__Exercise task__
Nothing after the line with "at ($(kis.north west)+(2,8)$);" belongs in the copy; extract the lines below from the top through that line, pictures left out.

__Source excerpt__
* * * * *

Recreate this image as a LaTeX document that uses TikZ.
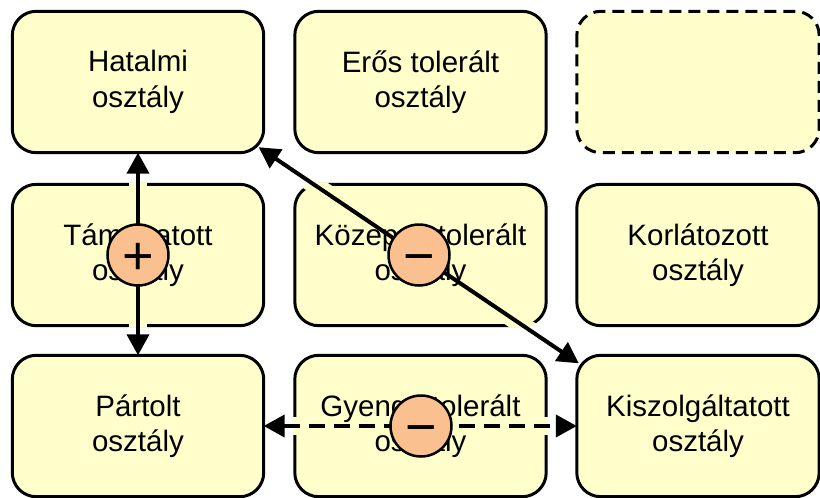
\documentclass[tikz,border=0pt]{standalone}
\usepackage{fontspec}
\setmainfont{Liberation Sans}
\usetikzlibrary{arrows.meta,calc}
\pgfdeclarelayer{bg}
\pgfsetlayers{bg,main}
\definecolor{boxfill}{HTML}{FFFFCC}
\definecolor{circfill}{HTML}{FAC090}
\begin{document}
\begin{tikzpicture}[x=1pt,y=-1pt,
  box/.style={minimum width=251pt, minimum height=141pt, inner sep=0pt, align=center,
    font=\fontsize{29.5}{35.5}\selectfont},
  boxline/.style={draw=black, line width=3pt, fill=boxfill, rounded corners=24pt},
  sign/.style={circle, draw=black, line width=2.5pt, fill=circfill, minimum size=61pt,
    inner sep=0pt, font=\fontsize{54}{54}\selectfont, text height=38.1pt, text depth=0pt},
  arr/.style={line width=4pt, {Triangle[length=21pt,width=22pt]}-{Triangle[length=21pt,width=22pt]}},
  halo/.style={line width=18pt, draw=boxfill}
]
\useasboundingbox (0,0) rectangle (820,498);

% boxes (text on main layer)
\node[box] (hat) at (138,82) {Hatalmi\\osztály};
\node[box] (ero) at (420.5,82) {Erős tolerált\\osztály};
\node[box, minimum width=242pt] (ures) at (698,82) {};
\node[box] (tam) at (138,255) {Támogatott\\osztály};
\node[box] (koz) at (420.5,255) {Közepes tolerált\\osztály};
\node[box, minimum width=242pt] (kor) at (698,255) {Korlátozott\\osztály};
\node[box] (par) at (138,426) {Pártolt\\osztály};
\node[box] (gye) at (420.5,426) {Gyenge tolerált\\osztály};
\node[box, minimum width=242pt] (kis) at (698,426) {Kiszolgáltatott\\osztály};

\coordinate (d1) at ($(hat.south east)+(-5,-5.5)$);
\coordinate (d2) at ($(kis.north west)+(2,8)$);

\begin{pgfonlayer}{bg}
  \foreach \n in {hat,ero,tam,koz,kor,par,gye,kis}
    \draw[boxline] (\n.north west) rectangle (\n.south east);
  \draw[boxline, dash pattern=on 12pt off 7pt] (ures.north west) rectangle (ures.south east);
  \begin{scope}
    \clip[rounded corners=26pt]
      ($(tam.north west)+(-2,-2)$) rectangle ($(tam.south east)+(2,2)$)
      ($(koz.north west)+(-2,-2)$) rectangle ($(koz.south east)+(2,2)$)
      ($(gye.north west)+(-2,-2)$) rectangle ($(gye.south east)+(2,2)$);
    \draw[halo] (hat.south) -- (par.north);
    \draw[halo] (d1) -- (d2);
    \draw[halo] (par.east) -- (kis.west);
  \end{scope}
\end{pgfonlayer}

% connectors
\draw[arr] (hat.south) -- (par.north);
\draw[arr] (d1) -- (d2);
\draw[arr, dash pattern=on 16pt off 9pt] (par.east) -- (kis.west);

% signs
\node[sign] (c1) at (138,255) {+};
\node[sign] (c2) at (419,255) {−};
\node[sign] (c3) at (421,426) {−};
\end{tikzpicture}
\end{document}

* * * * *

__Problem solution__
Recreate this image as a LaTeX document that uses TikZ.
\documentclass[tikz,border=0pt]{standalone}
\usepackage{fontspec}
\setmainfont{Liberation Sans}
\usetikzlibrary{arrows.meta,calc}
\pgfdeclarelayer{bg}
\pgfsetlayers{bg,main}
\definecolor{boxfill}{HTML}{FFFFCC}
\definecolor{circfill}{HTML}{FAC090}
\begin{document}
\begin{tikzpicture}[x=1pt,y=-1pt,
  box/.style={minimum width=251pt, minimum height=141pt, inner sep=0pt, align=center,
    font=\fontsize{29.5}{35.5}\selectfont},
  boxline/.style={draw=black, line width=3pt, fill=boxfill, rounded corners=24pt},
  sign/.style={circle, draw=black, line width=2.5pt, fill=circfill, minimum size=61pt,
    inner sep=0pt, font=\fontsize{54}{54}\selectfont, text height=38.1pt, text depth=0pt},
  arr/.style={line width=4pt, {Triangle[length=21pt,width=22pt]}-{Triangle[length=21pt,width=22pt]}},
  halo/.style={line width=18pt, draw=boxfill}
]
\useasboundingbox (0,0) rectangle (820,498);

% boxes (text on main layer)
\node[box] (hat) at (138,82) {Hatalmi\\osztály};
\node[box] (ero) at (420.5,82) {Erős tolerált\\osztály};
\node[box, minimum width=242pt] (ures) at (698,82) {};
\node[box] (tam) at (138,255) {Támogatott\\osztály};
\node[box] (koz) at (420.5,255) {Közepes tolerált\\osztály};
\node[box, minimum width=242pt] (kor) at (698,255) {Korlátozott\\osztály};
\node[box] (par) at (138,426) {Pártolt\\osztály};
\node[box] (gye) at (420.5,426) {Gyenge tolerált\\osztály};
\node[box, minimum width=242pt] (kis) at (698,426) {Kiszolgáltatott\\osztály};

\coordinate (d1) at ($(hat.south east)+(-5,-5.5)$);
\coordinate (d2) at ($(kis.north west)+(2,8)$);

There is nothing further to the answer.